Collected data
•••••
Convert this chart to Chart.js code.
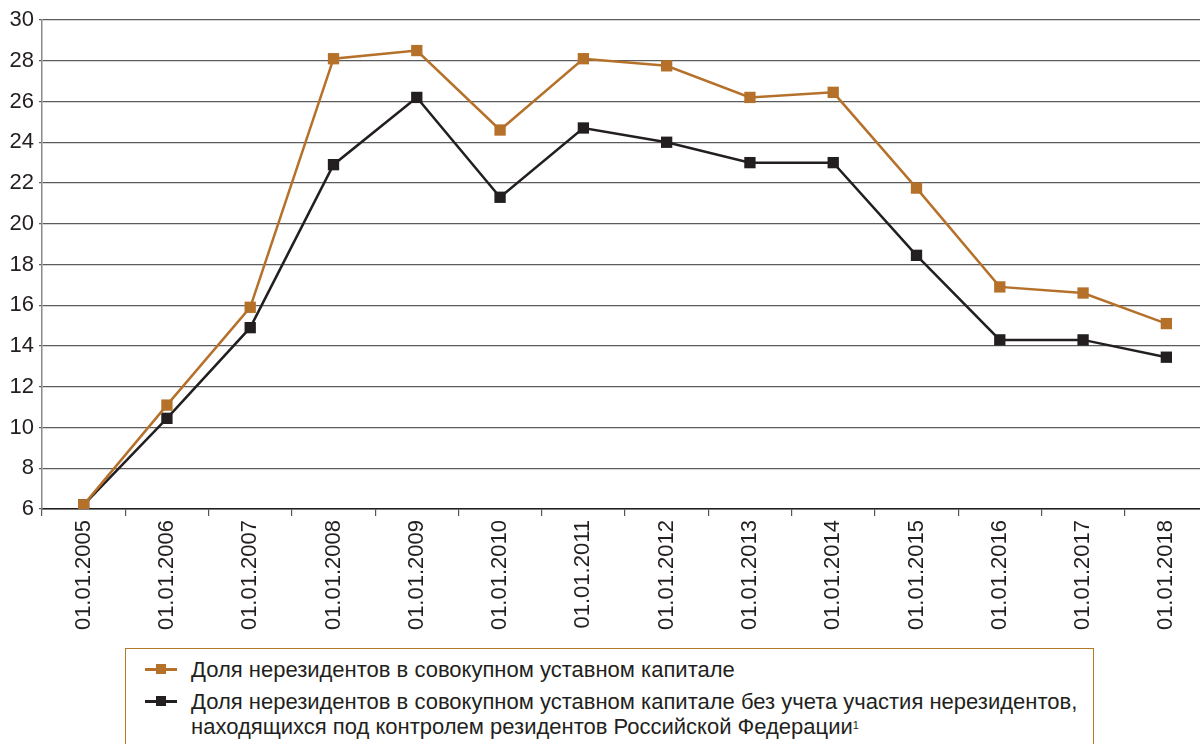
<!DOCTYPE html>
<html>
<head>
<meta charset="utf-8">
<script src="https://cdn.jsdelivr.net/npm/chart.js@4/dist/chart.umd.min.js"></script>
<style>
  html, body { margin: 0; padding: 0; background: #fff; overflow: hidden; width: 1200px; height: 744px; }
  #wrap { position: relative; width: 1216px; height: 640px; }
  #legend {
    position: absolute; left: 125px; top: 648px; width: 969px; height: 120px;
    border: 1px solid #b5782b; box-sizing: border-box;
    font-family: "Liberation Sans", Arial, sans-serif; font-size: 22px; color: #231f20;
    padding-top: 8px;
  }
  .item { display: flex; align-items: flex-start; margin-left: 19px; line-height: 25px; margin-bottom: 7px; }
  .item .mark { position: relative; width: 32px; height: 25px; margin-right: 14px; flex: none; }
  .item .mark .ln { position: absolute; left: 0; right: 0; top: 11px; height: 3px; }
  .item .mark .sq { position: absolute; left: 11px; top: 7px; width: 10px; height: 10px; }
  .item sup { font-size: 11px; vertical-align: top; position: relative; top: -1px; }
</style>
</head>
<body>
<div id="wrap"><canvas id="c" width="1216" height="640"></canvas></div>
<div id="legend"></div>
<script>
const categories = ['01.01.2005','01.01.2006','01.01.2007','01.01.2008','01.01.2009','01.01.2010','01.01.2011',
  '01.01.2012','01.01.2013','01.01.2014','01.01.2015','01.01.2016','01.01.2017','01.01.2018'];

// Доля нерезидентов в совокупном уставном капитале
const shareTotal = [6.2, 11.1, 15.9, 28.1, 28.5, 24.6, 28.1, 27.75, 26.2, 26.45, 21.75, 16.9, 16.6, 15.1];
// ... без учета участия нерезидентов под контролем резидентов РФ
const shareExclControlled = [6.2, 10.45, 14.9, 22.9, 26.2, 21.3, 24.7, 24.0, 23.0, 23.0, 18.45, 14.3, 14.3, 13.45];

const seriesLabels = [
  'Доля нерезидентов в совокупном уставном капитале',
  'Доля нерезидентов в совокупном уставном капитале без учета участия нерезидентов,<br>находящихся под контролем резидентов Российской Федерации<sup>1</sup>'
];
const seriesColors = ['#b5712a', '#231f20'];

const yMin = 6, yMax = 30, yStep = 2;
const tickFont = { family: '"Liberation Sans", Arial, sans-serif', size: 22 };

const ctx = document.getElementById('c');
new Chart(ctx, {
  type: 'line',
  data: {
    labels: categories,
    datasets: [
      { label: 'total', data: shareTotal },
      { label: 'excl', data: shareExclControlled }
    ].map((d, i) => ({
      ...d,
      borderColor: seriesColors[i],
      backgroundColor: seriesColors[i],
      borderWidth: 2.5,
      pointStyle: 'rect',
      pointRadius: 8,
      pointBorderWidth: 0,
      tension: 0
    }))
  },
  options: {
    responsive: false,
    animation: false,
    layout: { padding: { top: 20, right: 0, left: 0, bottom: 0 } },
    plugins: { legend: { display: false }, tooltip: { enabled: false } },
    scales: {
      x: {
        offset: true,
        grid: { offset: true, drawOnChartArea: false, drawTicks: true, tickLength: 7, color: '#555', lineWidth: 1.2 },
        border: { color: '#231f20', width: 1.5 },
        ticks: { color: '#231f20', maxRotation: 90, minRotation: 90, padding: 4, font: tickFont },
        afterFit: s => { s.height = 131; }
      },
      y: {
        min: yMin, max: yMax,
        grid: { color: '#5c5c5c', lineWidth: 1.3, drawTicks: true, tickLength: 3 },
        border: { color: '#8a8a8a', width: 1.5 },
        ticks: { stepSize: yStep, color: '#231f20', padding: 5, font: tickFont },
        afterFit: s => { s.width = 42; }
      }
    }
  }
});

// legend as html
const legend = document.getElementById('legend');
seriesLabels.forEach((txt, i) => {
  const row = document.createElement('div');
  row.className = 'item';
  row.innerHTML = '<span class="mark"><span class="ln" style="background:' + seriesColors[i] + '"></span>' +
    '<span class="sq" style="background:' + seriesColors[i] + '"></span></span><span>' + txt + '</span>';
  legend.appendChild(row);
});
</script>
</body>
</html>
•••••
Reproduce exactly the run of lines that opens the listing and closes with the line holding "14.3, 14.3, 13.45];". Pictures are excluded.

Convert this chart to Chart.js code.
<!DOCTYPE html>
<html>
<head>
<meta charset="utf-8">
<script src="https://cdn.jsdelivr.net/npm/chart.js@4/dist/chart.umd.min.js"></script>
<style>
  html, body { margin: 0; padding: 0; background: #fff; overflow: hidden; width: 1200px; height: 744px; }
  #wrap { position: relative; width: 1216px; height: 640px; }
  #legend {
    position: absolute; left: 125px; top: 648px; width: 969px; height: 120px;
    border: 1px solid #b5782b; box-sizing: border-box;
    font-family: "Liberation Sans", Arial, sans-serif; font-size: 22px; color: #231f20;
    padding-top: 8px;
  }
  .item { display: flex; align-items: flex-start; margin-left: 19px; line-height: 25px; margin-bottom: 7px; }
  .item .mark { position: relative; width: 32px; height: 25px; margin-right: 14px; flex: none; }
  .item .mark .ln { position: absolute; left: 0; right: 0; top: 11px; height: 3px; }
  .item .mark .sq { position: absolute; left: 11px; top: 7px; width: 10px; height: 10px; }
  .item sup { font-size: 11px; vertical-align: top; position: relative; top: -1px; }
</style>
</head>
<body>
<div id="wrap"><canvas id="c" width="1216" height="640"></canvas></div>
<div id="legend"></div>
<script>
const categories = ['01.01.2005','01.01.2006','01.01.2007','01.01.2008','01.01.2009','01.01.2010','01.01.2011',
  '01.01.2012','01.01.2013','01.01.2014','01.01.2015','01.01.2016','01.01.2017','01.01.2018'];

// Доля нерезидентов в совокупном уставном капитале
const shareTotal = [6.2, 11.1, 15.9, 28.1, 28.5, 24.6, 28.1, 27.75, 26.2, 26.45, 21.75, 16.9, 16.6, 15.1];
// ... без учета участия нерезидентов под контролем резидентов РФ
const shareExclControlled = [6.2, 10.45, 14.9, 22.9, 26.2, 21.3, 24.7, 24.0, 23.0, 23.0, 18.45, 14.3, 14.3, 13.45];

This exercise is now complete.